Exercise details — Find all lines in the records that include the word "this", and copy them out.

Supplied records —

******************************

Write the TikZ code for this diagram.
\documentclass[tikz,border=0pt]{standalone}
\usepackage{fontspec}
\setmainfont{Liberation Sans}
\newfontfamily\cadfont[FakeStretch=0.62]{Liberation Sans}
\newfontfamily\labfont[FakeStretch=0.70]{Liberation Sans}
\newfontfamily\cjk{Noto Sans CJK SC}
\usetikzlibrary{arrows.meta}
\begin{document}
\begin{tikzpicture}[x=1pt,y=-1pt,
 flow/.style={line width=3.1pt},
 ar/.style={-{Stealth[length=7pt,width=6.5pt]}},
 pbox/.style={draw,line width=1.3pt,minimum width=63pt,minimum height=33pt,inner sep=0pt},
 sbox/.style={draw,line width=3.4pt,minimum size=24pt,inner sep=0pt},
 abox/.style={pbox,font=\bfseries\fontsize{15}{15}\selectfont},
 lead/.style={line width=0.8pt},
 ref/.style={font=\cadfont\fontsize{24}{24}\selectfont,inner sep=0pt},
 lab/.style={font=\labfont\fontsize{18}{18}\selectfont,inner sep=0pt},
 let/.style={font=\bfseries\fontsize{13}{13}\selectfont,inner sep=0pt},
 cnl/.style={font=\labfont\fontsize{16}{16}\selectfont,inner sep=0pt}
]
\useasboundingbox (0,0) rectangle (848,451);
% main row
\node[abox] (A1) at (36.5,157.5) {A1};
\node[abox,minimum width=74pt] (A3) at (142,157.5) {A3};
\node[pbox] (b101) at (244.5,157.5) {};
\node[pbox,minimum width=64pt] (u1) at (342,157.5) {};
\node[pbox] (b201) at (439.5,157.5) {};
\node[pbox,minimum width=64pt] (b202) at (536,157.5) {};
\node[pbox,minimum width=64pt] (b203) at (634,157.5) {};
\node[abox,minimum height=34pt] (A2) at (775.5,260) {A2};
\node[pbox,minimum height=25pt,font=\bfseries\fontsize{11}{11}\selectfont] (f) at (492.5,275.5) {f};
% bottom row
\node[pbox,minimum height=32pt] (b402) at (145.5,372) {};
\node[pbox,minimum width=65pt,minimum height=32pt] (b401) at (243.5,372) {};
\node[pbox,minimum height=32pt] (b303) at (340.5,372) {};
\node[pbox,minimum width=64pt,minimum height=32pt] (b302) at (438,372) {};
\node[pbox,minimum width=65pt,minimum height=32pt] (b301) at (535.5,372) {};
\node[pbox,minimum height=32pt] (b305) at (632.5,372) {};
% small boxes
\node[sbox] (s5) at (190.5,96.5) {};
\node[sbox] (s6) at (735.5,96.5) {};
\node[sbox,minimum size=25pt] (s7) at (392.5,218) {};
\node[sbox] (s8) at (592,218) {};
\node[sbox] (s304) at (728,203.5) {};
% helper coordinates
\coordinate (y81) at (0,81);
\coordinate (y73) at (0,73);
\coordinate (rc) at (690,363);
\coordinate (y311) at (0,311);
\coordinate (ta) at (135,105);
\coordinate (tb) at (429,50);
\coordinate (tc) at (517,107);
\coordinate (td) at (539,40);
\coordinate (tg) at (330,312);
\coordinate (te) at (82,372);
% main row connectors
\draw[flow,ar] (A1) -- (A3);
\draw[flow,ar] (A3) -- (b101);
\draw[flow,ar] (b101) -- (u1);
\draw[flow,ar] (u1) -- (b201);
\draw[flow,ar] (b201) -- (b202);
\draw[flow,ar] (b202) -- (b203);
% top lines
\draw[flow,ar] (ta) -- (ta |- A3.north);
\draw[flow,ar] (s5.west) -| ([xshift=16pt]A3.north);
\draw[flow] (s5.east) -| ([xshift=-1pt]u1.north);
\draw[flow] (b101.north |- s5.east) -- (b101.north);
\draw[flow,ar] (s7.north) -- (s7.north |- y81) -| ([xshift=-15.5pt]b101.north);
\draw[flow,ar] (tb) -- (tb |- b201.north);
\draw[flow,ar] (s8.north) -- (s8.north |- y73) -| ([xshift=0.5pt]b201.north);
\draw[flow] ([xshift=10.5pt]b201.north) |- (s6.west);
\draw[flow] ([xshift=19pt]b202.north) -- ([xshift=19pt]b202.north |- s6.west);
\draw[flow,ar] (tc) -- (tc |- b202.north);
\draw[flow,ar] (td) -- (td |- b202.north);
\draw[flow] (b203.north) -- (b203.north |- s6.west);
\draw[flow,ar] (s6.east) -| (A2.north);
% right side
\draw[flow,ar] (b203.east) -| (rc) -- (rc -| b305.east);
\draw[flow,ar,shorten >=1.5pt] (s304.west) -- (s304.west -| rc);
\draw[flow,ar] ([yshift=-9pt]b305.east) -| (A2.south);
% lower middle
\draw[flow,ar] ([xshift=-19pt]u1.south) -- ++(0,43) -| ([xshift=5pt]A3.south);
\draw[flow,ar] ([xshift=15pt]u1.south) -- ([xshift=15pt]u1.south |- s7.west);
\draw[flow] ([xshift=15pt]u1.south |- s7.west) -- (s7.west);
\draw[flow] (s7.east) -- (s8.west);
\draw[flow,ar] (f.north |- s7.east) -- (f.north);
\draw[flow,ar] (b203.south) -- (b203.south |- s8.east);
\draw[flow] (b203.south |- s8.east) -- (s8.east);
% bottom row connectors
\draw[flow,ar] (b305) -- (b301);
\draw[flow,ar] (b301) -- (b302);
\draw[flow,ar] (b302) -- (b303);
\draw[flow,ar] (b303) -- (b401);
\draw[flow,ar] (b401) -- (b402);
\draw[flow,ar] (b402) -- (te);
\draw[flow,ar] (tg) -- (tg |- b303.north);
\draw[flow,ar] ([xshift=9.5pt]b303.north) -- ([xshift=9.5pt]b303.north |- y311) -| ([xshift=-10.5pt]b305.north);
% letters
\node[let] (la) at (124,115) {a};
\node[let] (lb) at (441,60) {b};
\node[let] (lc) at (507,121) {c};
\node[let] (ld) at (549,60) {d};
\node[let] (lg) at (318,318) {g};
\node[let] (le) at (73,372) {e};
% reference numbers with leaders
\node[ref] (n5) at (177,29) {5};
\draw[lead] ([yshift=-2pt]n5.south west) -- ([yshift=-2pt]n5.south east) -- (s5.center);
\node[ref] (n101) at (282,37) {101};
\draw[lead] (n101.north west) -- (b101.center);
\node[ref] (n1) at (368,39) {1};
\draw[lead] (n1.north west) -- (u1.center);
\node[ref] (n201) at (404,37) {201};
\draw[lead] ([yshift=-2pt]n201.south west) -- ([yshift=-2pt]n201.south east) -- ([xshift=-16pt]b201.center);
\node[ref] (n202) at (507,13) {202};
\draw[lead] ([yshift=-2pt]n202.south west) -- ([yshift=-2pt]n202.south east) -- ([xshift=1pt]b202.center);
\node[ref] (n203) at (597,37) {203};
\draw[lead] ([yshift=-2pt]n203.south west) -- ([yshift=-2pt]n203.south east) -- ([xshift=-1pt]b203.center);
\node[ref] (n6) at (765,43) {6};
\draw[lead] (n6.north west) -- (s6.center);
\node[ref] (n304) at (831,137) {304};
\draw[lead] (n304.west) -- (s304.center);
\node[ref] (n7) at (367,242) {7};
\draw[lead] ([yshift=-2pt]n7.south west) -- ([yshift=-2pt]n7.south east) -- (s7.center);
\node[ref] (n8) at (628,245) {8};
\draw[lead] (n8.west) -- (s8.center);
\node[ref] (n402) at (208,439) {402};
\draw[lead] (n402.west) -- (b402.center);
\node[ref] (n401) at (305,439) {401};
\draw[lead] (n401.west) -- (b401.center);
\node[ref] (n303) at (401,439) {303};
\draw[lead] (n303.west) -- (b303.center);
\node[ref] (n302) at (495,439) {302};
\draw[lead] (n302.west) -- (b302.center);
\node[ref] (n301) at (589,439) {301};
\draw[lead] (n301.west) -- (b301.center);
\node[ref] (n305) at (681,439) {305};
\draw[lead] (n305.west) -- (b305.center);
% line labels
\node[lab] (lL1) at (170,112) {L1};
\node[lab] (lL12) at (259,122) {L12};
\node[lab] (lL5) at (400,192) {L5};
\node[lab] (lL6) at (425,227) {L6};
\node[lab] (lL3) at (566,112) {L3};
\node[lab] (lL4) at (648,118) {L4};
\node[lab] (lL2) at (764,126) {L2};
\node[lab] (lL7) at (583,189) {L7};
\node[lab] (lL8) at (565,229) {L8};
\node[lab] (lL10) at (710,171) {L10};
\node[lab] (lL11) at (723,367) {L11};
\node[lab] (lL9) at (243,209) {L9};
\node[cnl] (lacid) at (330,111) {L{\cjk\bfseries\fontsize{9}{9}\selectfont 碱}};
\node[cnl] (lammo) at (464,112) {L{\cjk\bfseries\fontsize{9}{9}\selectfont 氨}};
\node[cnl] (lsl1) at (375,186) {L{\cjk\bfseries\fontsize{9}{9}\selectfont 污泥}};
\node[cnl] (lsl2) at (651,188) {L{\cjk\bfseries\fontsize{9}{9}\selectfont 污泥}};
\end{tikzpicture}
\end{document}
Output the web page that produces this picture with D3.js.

******************************

Exercise answer —
Write the TikZ code for this diagram.
Output the web page that produces this picture with D3.js.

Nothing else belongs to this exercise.